Other asteroids contain hydrated minerals and water that could be extracted by heating the asteroid to a high temperature. This works like a comet approaching the Sun; as the comet gets closer, it experiences higher temperatures and dispels frozen liquids as vapor. Likewise, in laboratory tests, water has been extracted from simulated asteroid regolith as water vapor, which could then be condensed into liquid water.
Another heating technique, called the Mond process, could be used on nickel-iron asteroids. By passing carbon monoxide over the heated asteroid, nickel and iron based gasses are released. The nickel and iron can then be removed from the gas, leaving behind the desired minerals.
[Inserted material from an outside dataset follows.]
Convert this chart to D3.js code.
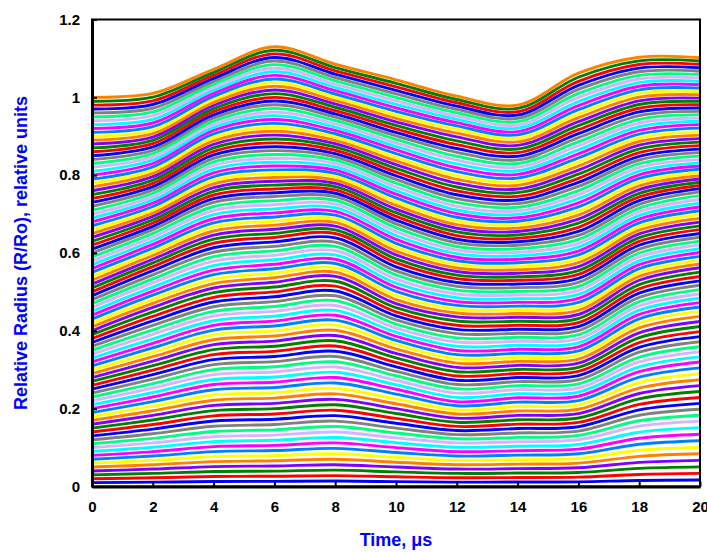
<!DOCTYPE html>
<html lang="en">
<head>
<meta charset="utf-8">
<title>Relative radius vs time</title>
<script src="https://d3js.org/d3.v7.min.js"></script>
<style>
  body { margin: 0; background: #fff; }
  svg { display: block; font-family: "Liberation Sans", Arial, sans-serif; }
  .axis text { font-size: 15px; font-weight: bold; fill: #000; font-family: "Liberation Sans", Arial, sans-serif; }
  .axis .domain { stroke: #000; stroke-width: 3px; }
  .axis .tick line { stroke: #000; stroke-width: 2px; }
  .axis-title { font-size: 18px; font-weight: bold; fill: #0000ff; }
  .shell { fill: none; stroke-width: 2.9px; }
</style>
</head>
<body>
<svg width="707" height="552"></svg>
<script>
// time points (microseconds) shared by every shell
var times = [0, 2, 4, 6, 8, 10, 12, 14, 16, 18, 20];

// relative radius of each shell, inner shells first, ten shells per band
var band0 = [
  [0.01,0.0112,0.0128,0.0132,0.014,0.0125,0.0112,0.0115,0.012,0.0155,0.0168],
  [0.02,0.0224,0.0256,0.0264,0.028,0.025,0.0224,0.023,0.024,0.031,0.0336],
  [0.03,0.0336,0.0384,0.0396,0.042,0.0375,0.0336,0.0345,0.036,0.0465,0.0504],
  [0.04,0.0448,0.0512,0.0528,0.056,0.05,0.0448,0.046,0.048,0.062,0.0672],
  [0.05,0.056,0.064,0.066,0.07,0.0625,0.056,0.0575,0.06,0.0775,0.084],
  [0.06,0.0672,0.0768,0.0792,0.084,0.075,0.0672,0.069,0.072,0.093,0.1008],
  [0.07,0.0784,0.0896,0.0924,0.098,0.0875,0.0784,0.0805,0.084,0.1085,0.1176],
  [0.08,0.0896,0.1024,0.1056,0.112,0.1,0.0896,0.092,0.096,0.124,0.1344],
  [0.09,0.1008,0.1152,0.1188,0.126,0.1125,0.1008,0.1035,0.108,0.1395,0.1512],
  [0.1,0.112,0.128,0.132,0.14,0.125,0.112,0.115,0.12,0.155,0.168]
];
var band1 = [
  [0.11,0.1238,0.1414,0.1456,0.154,0.1375,0.1226,0.1263,0.1312,0.169,0.1832],
  [0.12,0.1356,0.1548,0.1592,0.168,0.15,0.1332,0.1376,0.1424,0.183,0.1984],
  [0.13,0.1474,0.1682,0.1728,0.182,0.1625,0.1438,0.1489,0.1536,0.197,0.2136],
  [0.14,0.1592,0.1816,0.1864,0.196,0.175,0.1544,0.1602,0.1648,0.211,0.2288],
  [0.15,0.171,0.195,0.2,0.21,0.1875,0.165,0.1715,0.176,0.225,0.244],
  [0.16,0.1828,0.2084,0.2136,0.224,0.2,0.1756,0.1828,0.1872,0.239,0.2592],
  [0.17,0.1946,0.2218,0.2272,0.238,0.2125,0.1862,0.1941,0.1984,0.253,0.2744],
  [0.18,0.2064,0.2352,0.2408,0.252,0.225,0.1968,0.2054,0.2096,0.267,0.2896],
  [0.19,0.2182,0.2486,0.2544,0.266,0.2375,0.2074,0.2167,0.2208,0.281,0.3048],
  [0.2,0.23,0.262,0.268,0.28,0.25,0.218,0.228,0.232,0.295,0.32]
];
var band2 = [
  [0.21,0.2415,0.2748,0.2812,0.2935,0.2615,0.229,0.2384,0.2426,0.3075,0.333],
  [0.22,0.253,0.2876,0.2944,0.307,0.273,0.24,0.2488,0.2532,0.32,0.346],
  [0.23,0.2645,0.3004,0.3076,0.3205,0.2845,0.251,0.2592,0.2638,0.3325,0.359],
  [0.24,0.276,0.3132,0.3208,0.334,0.296,0.262,0.2696,0.2744,0.345,0.372],
  [0.25,0.2875,0.326,0.334,0.3475,0.3075,0.273,0.28,0.285,0.3575,0.385],
  [0.26,0.299,0.3388,0.3472,0.361,0.319,0.284,0.2904,0.2956,0.37,0.398],
  [0.27,0.3105,0.3516,0.3604,0.3745,0.3305,0.295,0.3008,0.3062,0.3825,0.411],
  [0.28,0.322,0.3644,0.3736,0.388,0.342,0.306,0.3112,0.3168,0.395,0.424],
  [0.29,0.3335,0.3772,0.3868,0.4015,0.3535,0.317,0.3216,0.3274,0.4075,0.437],
  [0.3,0.345,0.39,0.4,0.415,0.365,0.328,0.332,0.338,0.42,0.45]
];
var band3 = [
  [0.31,0.3565,0.402,0.4125,0.4275,0.3755,0.3388,0.3423,0.3484,0.431,0.4612],
  [0.32,0.368,0.414,0.425,0.44,0.386,0.3496,0.3526,0.3588,0.442,0.4724],
  [0.33,0.3795,0.426,0.4375,0.4525,0.3965,0.3604,0.3629,0.3692,0.453,0.4836],
  [0.34,0.391,0.438,0.45,0.465,0.407,0.3712,0.3732,0.3796,0.464,0.4948],
  [0.35,0.4025,0.45,0.4625,0.4775,0.4175,0.382,0.3835,0.39,0.475,0.506],
  [0.36,0.414,0.462,0.475,0.49,0.428,0.3928,0.3938,0.4004,0.486,0.5172],
  [0.37,0.4255,0.474,0.4875,0.5025,0.4385,0.4036,0.4041,0.4108,0.497,0.5284],
  [0.38,0.437,0.486,0.5,0.515,0.449,0.4144,0.4144,0.4212,0.508,0.5396],
  [0.39,0.4485,0.498,0.5125,0.5275,0.4595,0.4252,0.4247,0.4316,0.519,0.5508],
  [0.4,0.46,0.51,0.525,0.54,0.47,0.436,0.435,0.442,0.53,0.562]
];
var band4 = [
  [0.41,0.4705,0.5215,0.5365,0.551,0.4805,0.4458,0.4445,0.4523,0.54,0.5718],
  [0.42,0.481,0.533,0.548,0.562,0.491,0.4556,0.454,0.4626,0.55,0.5816],
  [0.43,0.4915,0.5445,0.5595,0.573,0.5015,0.4654,0.4635,0.4729,0.56,0.5914],
  [0.44,0.502,0.556,0.571,0.584,0.512,0.4752,0.473,0.4832,0.57,0.6012],
  [0.45,0.5125,0.5675,0.5825,0.595,0.5225,0.485,0.4825,0.4935,0.58,0.611],
  [0.46,0.523,0.579,0.594,0.606,0.533,0.4948,0.492,0.5038,0.59,0.6208],
  [0.47,0.5335,0.5905,0.6055,0.617,0.5435,0.5046,0.5015,0.5141,0.6,0.6306],
  [0.48,0.544,0.602,0.617,0.628,0.554,0.5144,0.511,0.5244,0.61,0.6404],
  [0.49,0.5545,0.6135,0.6285,0.639,0.5645,0.5242,0.5205,0.5347,0.62,0.6502],
  [0.5,0.565,0.625,0.64,0.65,0.575,0.534,0.53,0.545,0.63,0.66]
];
var band5 = [
  [0.51,0.5745,0.6355,0.6505,0.6595,0.585,0.5432,0.539,0.555,0.6395,0.6697],
  [0.52,0.584,0.646,0.661,0.669,0.595,0.5524,0.548,0.565,0.649,0.6794],
  [0.53,0.5935,0.6565,0.6715,0.6785,0.605,0.5616,0.557,0.575,0.6585,0.6891],
  [0.54,0.603,0.667,0.682,0.688,0.615,0.5708,0.566,0.585,0.668,0.6988],
  [0.55,0.6125,0.6775,0.6925,0.6975,0.625,0.58,0.575,0.595,0.6775,0.7085],
  [0.56,0.622,0.688,0.703,0.707,0.635,0.5892,0.584,0.605,0.687,0.7182],
  [0.57,0.6315,0.6985,0.7135,0.7165,0.645,0.5984,0.593,0.615,0.6965,0.7279],
  [0.58,0.641,0.709,0.724,0.726,0.655,0.6076,0.602,0.625,0.706,0.7376],
  [0.59,0.6505,0.7195,0.7345,0.7355,0.665,0.6168,0.611,0.635,0.7155,0.7473],
  [0.6,0.66,0.73,0.745,0.745,0.675,0.626,0.62,0.645,0.725,0.757]
];
var band6 = [
  [0.61,0.6685,0.7395,0.7548,0.7535,0.6845,0.6354,0.6288,0.6555,0.7345,0.7653],
  [0.62,0.677,0.749,0.7646,0.762,0.694,0.6448,0.6376,0.666,0.744,0.7736],
  [0.63,0.6855,0.7585,0.7744,0.7705,0.7035,0.6542,0.6464,0.6765,0.7535,0.7819],
  [0.64,0.694,0.768,0.7842,0.779,0.713,0.6636,0.6552,0.687,0.763,0.7902],
  [0.65,0.7025,0.7775,0.794,0.7875,0.7225,0.673,0.664,0.6975,0.7725,0.7985],
  [0.66,0.711,0.787,0.8038,0.796,0.732,0.6824,0.6728,0.708,0.782,0.8068],
  [0.67,0.7195,0.7965,0.8136,0.8045,0.7415,0.6918,0.6816,0.7185,0.7915,0.8151],
  [0.68,0.728,0.806,0.8234,0.813,0.751,0.7012,0.6904,0.729,0.801,0.8234],
  [0.69,0.7365,0.8155,0.8332,0.8215,0.7605,0.7106,0.6992,0.7395,0.8105,0.8317],
  [0.7,0.745,0.825,0.843,0.83,0.77,0.72,0.708,0.75,0.82,0.84]
];
var band7 = [
  [0.71,0.7535,0.834,0.853,0.8385,0.7795,0.7299,0.7174,0.7605,0.8295,0.849],
  [0.72,0.762,0.843,0.863,0.847,0.789,0.7398,0.7268,0.771,0.839,0.858],
  [0.73,0.7705,0.852,0.873,0.8555,0.7985,0.7497,0.7362,0.7815,0.8485,0.867],
  [0.74,0.779,0.861,0.883,0.864,0.808,0.7596,0.7456,0.792,0.858,0.876],
  [0.75,0.7875,0.87,0.893,0.8725,0.8175,0.7695,0.755,0.8025,0.8675,0.885],
  [0.76,0.796,0.879,0.903,0.881,0.827,0.7794,0.7644,0.813,0.877,0.894],
  [0.77,0.8045,0.888,0.913,0.8895,0.8365,0.7893,0.7738,0.8235,0.8865,0.903],
  [0.78,0.813,0.897,0.923,0.898,0.846,0.7992,0.7832,0.834,0.896,0.912],
  [0.79,0.8215,0.906,0.933,0.9065,0.8555,0.8091,0.7926,0.8445,0.9055,0.921],
  [0.8,0.83,0.915,0.943,0.915,0.865,0.819,0.802,0.855,0.915,0.93]
];
var band8 = [
  [0.81,0.8385,0.923,0.9525,0.9235,0.874,0.8289,0.8113,0.8653,0.9245,0.9385],
  [0.82,0.847,0.931,0.962,0.932,0.883,0.8388,0.8206,0.8756,0.934,0.947],
  [0.83,0.8555,0.939,0.9715,0.9405,0.892,0.8487,0.8299,0.8859,0.9435,0.9555],
  [0.84,0.864,0.947,0.981,0.949,0.901,0.8586,0.8392,0.8962,0.953,0.964],
  [0.85,0.8725,0.955,0.9905,0.9575,0.91,0.8685,0.8485,0.9065,0.9625,0.9725],
  [0.86,0.881,0.963,1,0.966,0.919,0.8784,0.8578,0.9168,0.972,0.981],
  [0.87,0.8895,0.971,1.0095,0.9745,0.928,0.8883,0.8671,0.9271,0.9815,0.9895],
  [0.88,0.898,0.979,1.019,0.983,0.937,0.8982,0.8764,0.9374,0.991,0.998],
  [0.89,0.9065,0.987,1.0285,0.9915,0.946,0.9081,0.8857,0.9477,1.0005,1.0065],
  [0.9,0.915,0.995,1.038,1,0.955,0.918,0.895,0.958,1.01,1.015]
];
var band9 = [
  [0.91,0.9245,1.0027,1.0472,1.0085,0.964,0.9265,0.9035,0.9684,1.0193,1.0237],
  [0.92,0.934,1.0104,1.0564,1.017,0.973,0.935,0.912,0.9788,1.0286,1.0324],
  [0.93,0.9435,1.0181,1.0656,1.0255,0.982,0.9435,0.9205,0.9892,1.0379,1.0411],
  [0.94,0.953,1.0258,1.0748,1.034,0.991,0.952,0.929,0.9996,1.0472,1.0498],
  [0.95,0.9625,1.0335,1.084,1.0425,1,0.9605,0.9375,1.01,1.0565,1.0585],
  [0.96,0.972,1.0412,1.0932,1.051,1.009,0.969,0.946,1.0204,1.0658,1.0672],
  [0.97,0.9815,1.0489,1.1024,1.0595,1.018,0.9775,0.9545,1.0308,1.0751,1.0759],
  [0.98,0.991,1.0566,1.1116,1.068,1.027,0.986,0.963,1.0412,1.0844,1.0846],
  [0.99,1.0005,1.0643,1.1208,1.0765,1.036,0.9945,0.9715,1.0516,1.0937,1.0933],
  [1,1.01,1.072,1.13,1.085,1.045,1.003,0.98,1.062,1.103,1.102]
];

var palette = ["#0000ff", "#ff0000", "#008000", "#8000ff", "#ff8000", "#ffff00",
               "#0080ff", "#ff00ff", "#00ffff", "#d9b3ff", "#00ff80", "#808080"];
var surfaceColor = "#ff8000";

var xTicks = [0, 2, 4, 6, 8, 10, 12, 14, 16, 18, 20];
var yTicks = [0, 0.2, 0.4, 0.6, 0.8, 1, 1.2];
var yTickLabels = ["0", "0.2", "0.4", "0.6", "0.8", "1", "1.2"];

var shells = [].concat(band0, band1, band2, band3, band4, band5, band6, band7, band8, band9);

var svg = d3.select("svg"),
    plotLeft = 92, plotRight = 700, plotTop = 19.5, plotBottom = 486.5;

var x = d3.scaleLinear().domain([0, 20]).range([plotLeft, plotRight]),
    y = d3.scaleLinear().domain([0, 1.2]).range([plotBottom, plotTop]);

var line = d3.line()
    .curve(d3.curveCatmullRom)
    .x(function(d, i) { return x(times[i]); })
    .y(function(d) { return y(d); });

svg.append("g")
    .selectAll("path")
    .data(shells)
    .enter().append("path")
      .attr("class", "shell")
      .attr("d", line)
      .style("stroke", function(d, i) { return i === shells.length - 1 ? surfaceColor : palette[i % palette.length]; });

// frame on top and right
svg.append("rect")
    .attr("x", plotLeft)
    .attr("y", plotTop)
    .attr("width", plotRight - plotLeft)
    .attr("height", plotBottom - plotTop)
    .attr("fill", "none")
    .attr("stroke", "#000")
    .attr("stroke-width", 2);

svg.append("g")
    .attr("class", "axis axis--x")
    .attr("transform", "translate(0," + plotBottom + ")")
    .call(d3.axisBottom(x).tickValues(xTicks).tickSizeInner(-5).tickSizeOuter(0).tickPadding(15));

svg.append("g")
    .attr("class", "axis axis--y")
    .attr("transform", "translate(" + plotLeft + ",0)")
    .call(d3.axisLeft(y).tickValues(yTicks).tickSizeInner(-5).tickSizeOuter(0).tickPadding(12)
      .tickFormat(function(d, i) { return yTickLabels[i]; }));

svg.append("text")
    .attr("class", "axis-title")
    .attr("x", (plotLeft + plotRight) / 2)
    .attr("y", 546)
    .attr("text-anchor", "middle")
    .text("Time, \u03bcs");

svg.append("text")
    .attr("class", "axis-title")
    .attr("transform", "translate(27," + (plotTop + plotBottom) / 2 + ") rotate(-90)")
    .attr("text-anchor", "middle")
    .text("Relative Radius (R/Ro), relative units");
</script>
</body>
</html>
One other option is self-replicating machines. The concept here is that an automated facility could be built within the asteroid belt. This facility could then build more machinery and other facilities from the raw material mined from the asteroids.
Although this idea still lies within the realm of science fiction, it’s thought it may be feasible within two to four decades and could become a reality when asteroid mining itself begins.
Who Will Mine the Asteroids?
The problem, more than anything, is cost, with many scientists expressing skepticism that mining the asteroids is financially feasible. Some believe that the cost of mining and returning the material to Earth could be more than its value.
There were a number of privately-owned companies that had their eyes on these asteroids. One, Planetary Resources, which had the backing of several billionaires and boasted film director James Cameron as an advisor went defunct in 2018 due to lack of funding after raising $50 million until 2016. Another start-up, Deep Space Industries, which had raised $3.5 million by 2015 went defunct in 2019. The third one, Kepler Energy and Space Engineering (KESE), which started in 2013 is now as good as gone. The space is hard and the mining dreams are almost shattered(for now).
Time, money, and a strong desire to explore may one day provide us the opportunity to take for ourselves the gifts the asteroids have to offer.